[Set exercise]: Transcribe the lines below verbatim, skipping the images.

── Data block

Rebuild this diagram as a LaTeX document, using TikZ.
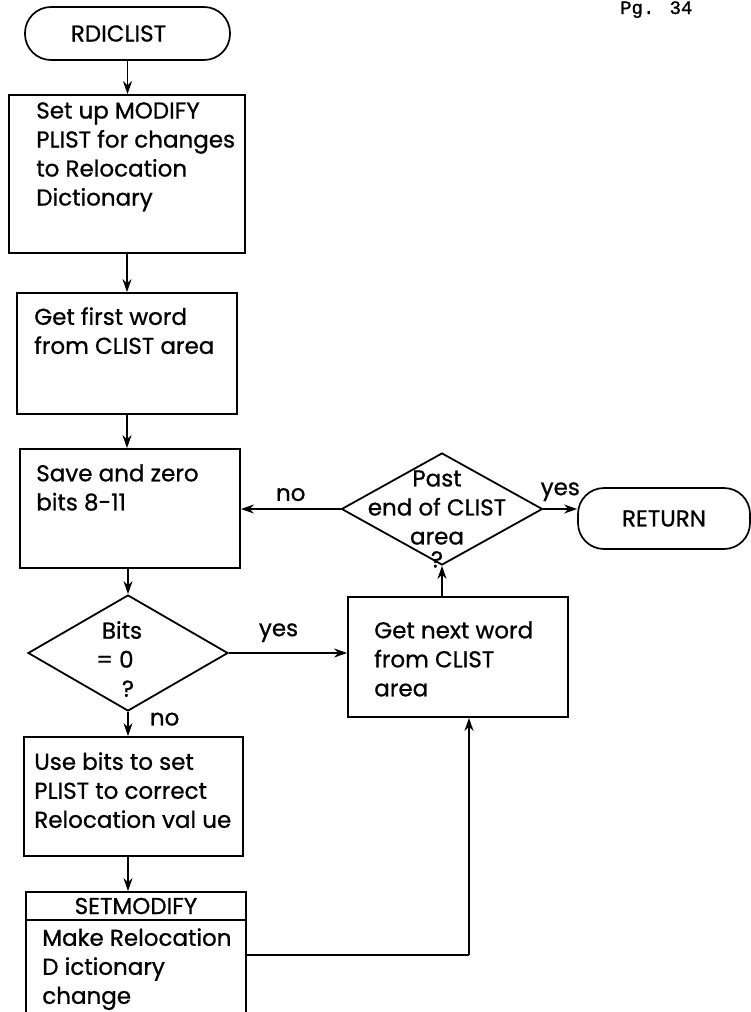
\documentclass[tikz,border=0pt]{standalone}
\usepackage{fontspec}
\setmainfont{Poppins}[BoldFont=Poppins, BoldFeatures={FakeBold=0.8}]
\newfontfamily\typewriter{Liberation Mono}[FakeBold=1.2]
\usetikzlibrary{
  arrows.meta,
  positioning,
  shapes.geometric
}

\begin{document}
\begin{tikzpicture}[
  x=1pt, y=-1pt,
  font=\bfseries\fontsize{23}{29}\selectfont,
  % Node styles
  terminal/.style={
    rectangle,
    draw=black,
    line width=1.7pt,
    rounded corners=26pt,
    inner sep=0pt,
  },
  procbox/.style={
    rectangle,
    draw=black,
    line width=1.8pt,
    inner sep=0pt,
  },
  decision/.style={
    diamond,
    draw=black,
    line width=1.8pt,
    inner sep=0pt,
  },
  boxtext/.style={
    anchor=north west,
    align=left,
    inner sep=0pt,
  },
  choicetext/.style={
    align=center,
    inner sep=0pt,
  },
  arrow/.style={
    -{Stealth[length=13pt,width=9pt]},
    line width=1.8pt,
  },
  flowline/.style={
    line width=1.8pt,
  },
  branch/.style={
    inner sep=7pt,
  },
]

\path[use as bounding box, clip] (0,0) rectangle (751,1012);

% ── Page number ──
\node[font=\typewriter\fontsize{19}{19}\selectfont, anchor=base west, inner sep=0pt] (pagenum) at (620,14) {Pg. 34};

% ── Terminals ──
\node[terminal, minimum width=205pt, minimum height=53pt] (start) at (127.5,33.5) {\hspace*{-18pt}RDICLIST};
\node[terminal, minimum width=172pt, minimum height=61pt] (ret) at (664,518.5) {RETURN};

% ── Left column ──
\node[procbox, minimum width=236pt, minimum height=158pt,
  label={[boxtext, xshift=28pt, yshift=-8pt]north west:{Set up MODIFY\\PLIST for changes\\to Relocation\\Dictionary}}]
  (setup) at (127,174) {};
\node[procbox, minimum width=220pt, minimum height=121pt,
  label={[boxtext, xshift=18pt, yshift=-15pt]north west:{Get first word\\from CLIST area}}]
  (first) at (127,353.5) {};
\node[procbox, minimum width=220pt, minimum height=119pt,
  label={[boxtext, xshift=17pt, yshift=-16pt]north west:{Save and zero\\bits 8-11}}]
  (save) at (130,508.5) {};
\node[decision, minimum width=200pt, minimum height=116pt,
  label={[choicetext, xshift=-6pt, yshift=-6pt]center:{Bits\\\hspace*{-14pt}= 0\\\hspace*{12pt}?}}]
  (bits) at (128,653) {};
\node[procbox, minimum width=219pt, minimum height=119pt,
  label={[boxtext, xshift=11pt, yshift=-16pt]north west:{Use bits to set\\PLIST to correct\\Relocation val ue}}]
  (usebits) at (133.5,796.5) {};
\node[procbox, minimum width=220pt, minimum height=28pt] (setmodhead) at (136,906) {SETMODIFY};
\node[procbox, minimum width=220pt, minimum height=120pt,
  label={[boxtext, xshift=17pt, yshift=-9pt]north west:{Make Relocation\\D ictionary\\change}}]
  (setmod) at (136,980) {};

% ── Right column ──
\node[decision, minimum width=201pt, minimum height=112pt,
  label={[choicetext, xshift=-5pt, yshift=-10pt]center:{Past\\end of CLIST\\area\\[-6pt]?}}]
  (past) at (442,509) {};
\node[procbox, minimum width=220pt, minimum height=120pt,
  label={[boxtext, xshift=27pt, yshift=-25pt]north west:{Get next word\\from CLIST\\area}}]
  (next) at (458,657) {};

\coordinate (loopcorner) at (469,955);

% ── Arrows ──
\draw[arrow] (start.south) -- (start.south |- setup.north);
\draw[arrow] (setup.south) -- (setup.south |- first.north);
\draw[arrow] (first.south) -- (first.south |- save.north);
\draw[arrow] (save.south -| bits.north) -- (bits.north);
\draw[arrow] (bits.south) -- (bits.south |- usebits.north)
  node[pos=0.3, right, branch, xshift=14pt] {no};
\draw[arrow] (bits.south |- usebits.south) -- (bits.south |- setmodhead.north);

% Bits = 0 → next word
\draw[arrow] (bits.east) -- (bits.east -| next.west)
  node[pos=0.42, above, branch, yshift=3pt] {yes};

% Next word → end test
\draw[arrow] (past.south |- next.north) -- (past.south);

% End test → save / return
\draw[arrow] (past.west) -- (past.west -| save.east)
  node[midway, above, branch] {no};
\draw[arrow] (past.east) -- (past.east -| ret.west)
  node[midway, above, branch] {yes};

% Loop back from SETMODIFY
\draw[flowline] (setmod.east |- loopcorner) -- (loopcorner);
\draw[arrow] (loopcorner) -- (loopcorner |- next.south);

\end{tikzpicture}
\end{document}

────

[Task output]:
Rebuild this diagram as a LaTeX document, using TikZ.
\documentclass[tikz,border=0pt]{standalone}
\usepackage{fontspec}
\setmainfont{Poppins}[BoldFont=Poppins, BoldFeatures={FakeBold=0.8}]
\newfontfamily\typewriter{Liberation Mono}[FakeBold=1.2]
\usetikzlibrary{
  arrows.meta,
  positioning,
  shapes.geometric
}

\begin{document}
\begin{tikzpicture}[
  x=1pt, y=-1pt,
  font=\bfseries\fontsize{23}{29}\selectfont,
  % Node styles
  terminal/.style={
    rectangle,
    draw=black,
    line width=1.7pt,
    rounded corners=26pt,
    inner sep=0pt,
  },
  procbox/.style={
    rectangle,
    draw=black,
    line width=1.8pt,
    inner sep=0pt,
  },
  decision/.style={
    diamond,
    draw=black,
    line width=1.8pt,
    inner sep=0pt,
  },
  boxtext/.style={
    anchor=north west,
    align=left,
    inner sep=0pt,
  },
  choicetext/.style={
    align=center,
    inner sep=0pt,
  },
  arrow/.style={
    -{Stealth[length=13pt,width=9pt]},
    line width=1.8pt,
  },
  flowline/.style={
    line width=1.8pt,
  },
  branch/.style={
    inner sep=7pt,
  },
]

\path[use as bounding box, clip] (0,0) rectangle (751,1012);

% ── Page number ──
\node[font=\typewriter\fontsize{19}{19}\selectfont, anchor=base west, inner sep=0pt] (pagenum) at (620,14) {Pg. 34};

% ── Terminals ──
\node[terminal, minimum width=205pt, minimum height=53pt] (start) at (127.5,33.5) {\hspace*{-18pt}RDICLIST};
\node[terminal, minimum width=172pt, minimum height=61pt] (ret) at (664,518.5) {RETURN};

% ── Left column ──
\node[procbox, minimum width=236pt, minimum height=158pt,
  label={[boxtext, xshift=28pt, yshift=-8pt]north west:{Set up MODIFY\\PLIST for changes\\to Relocation\\Dictionary}}]
  (setup) at (127,174) {};
\node[procbox, minimum width=220pt, minimum height=121pt,
  label={[boxtext, xshift=18pt, yshift=-15pt]north west:{Get first word\\from CLIST area}}]
  (first) at (127,353.5) {};
\node[procbox, minimum width=220pt, minimum height=119pt,
  label={[boxtext, xshift=17pt, yshift=-16pt]north west:{Save and zero\\bits 8-11}}]
  (save) at (130,508.5) {};
\node[decision, minimum width=200pt, minimum height=116pt,
  label={[choicetext, xshift=-6pt, yshift=-6pt]center:{Bits\\\hspace*{-14pt}= 0\\\hspace*{12pt}?}}]
  (bits) at (128,653) {};
\node[procbox, minimum width=219pt, minimum height=119pt,
  label={[boxtext, xshift=11pt, yshift=-16pt]north west:{Use bits to set\\PLIST to correct\\Relocation val ue}}]
  (usebits) at (133.5,796.5) {};
\node[procbox, minimum width=220pt, minimum height=28pt] (setmodhead) at (136,906) {SETMODIFY};
\node[procbox, minimum width=220pt, minimum height=120pt,
  label={[boxtext, xshift=17pt, yshift=-9pt]north west:{Make Relocation\\D ictionary\\change}}]
  (setmod) at (136,980) {};

% ── Right column ──
\node[decision, minimum width=201pt, minimum height=112pt,
  label={[choicetext, xshift=-5pt, yshift=-10pt]center:{Past\\end of CLIST\\area\\[-6pt]?}}]
  (past) at (442,509) {};
\node[procbox, minimum width=220pt, minimum height=120pt,
  label={[boxtext, xshift=27pt, yshift=-25pt]north west:{Get next word\\from CLIST\\area}}]
  (next) at (458,657) {};

\coordinate (loopcorner) at (469,955);

% ── Arrows ──
\draw[arrow] (start.south) -- (start.south |- setup.north);
\draw[arrow] (setup.south) -- (setup.south |- first.north);
\draw[arrow] (first.south) -- (first.south |- save.north);
\draw[arrow] (save.south -| bits.north) -- (bits.north);
\draw[arrow] (bits.south) -- (bits.south |- usebits.north)
  node[pos=0.3, right, branch, xshift=14pt] {no};
\draw[arrow] (bits.south |- usebits.south) -- (bits.south |- setmodhead.north);

% Bits = 0 → next word
\draw[arrow] (bits.east) -- (bits.east -| next.west)
  node[pos=0.42, above, branch, yshift=3pt] {yes};

% Next word → end test
\draw[arrow] (past.south |- next.north) -- (past.south);

% End test → save / return
\draw[arrow] (past.west) -- (past.west -| save.east)
  node[midway, above, branch] {no};
\draw[arrow] (past.east) -- (past.east -| ret.west)
  node[midway, above, branch] {yes};

% Loop back from SETMODIFY
\draw[flowline] (setmod.east |- loopcorner) -- (loopcorner);
\draw[arrow] (loopcorner) -- (loopcorner |- next.south);

\end{tikzpicture}
\end{document}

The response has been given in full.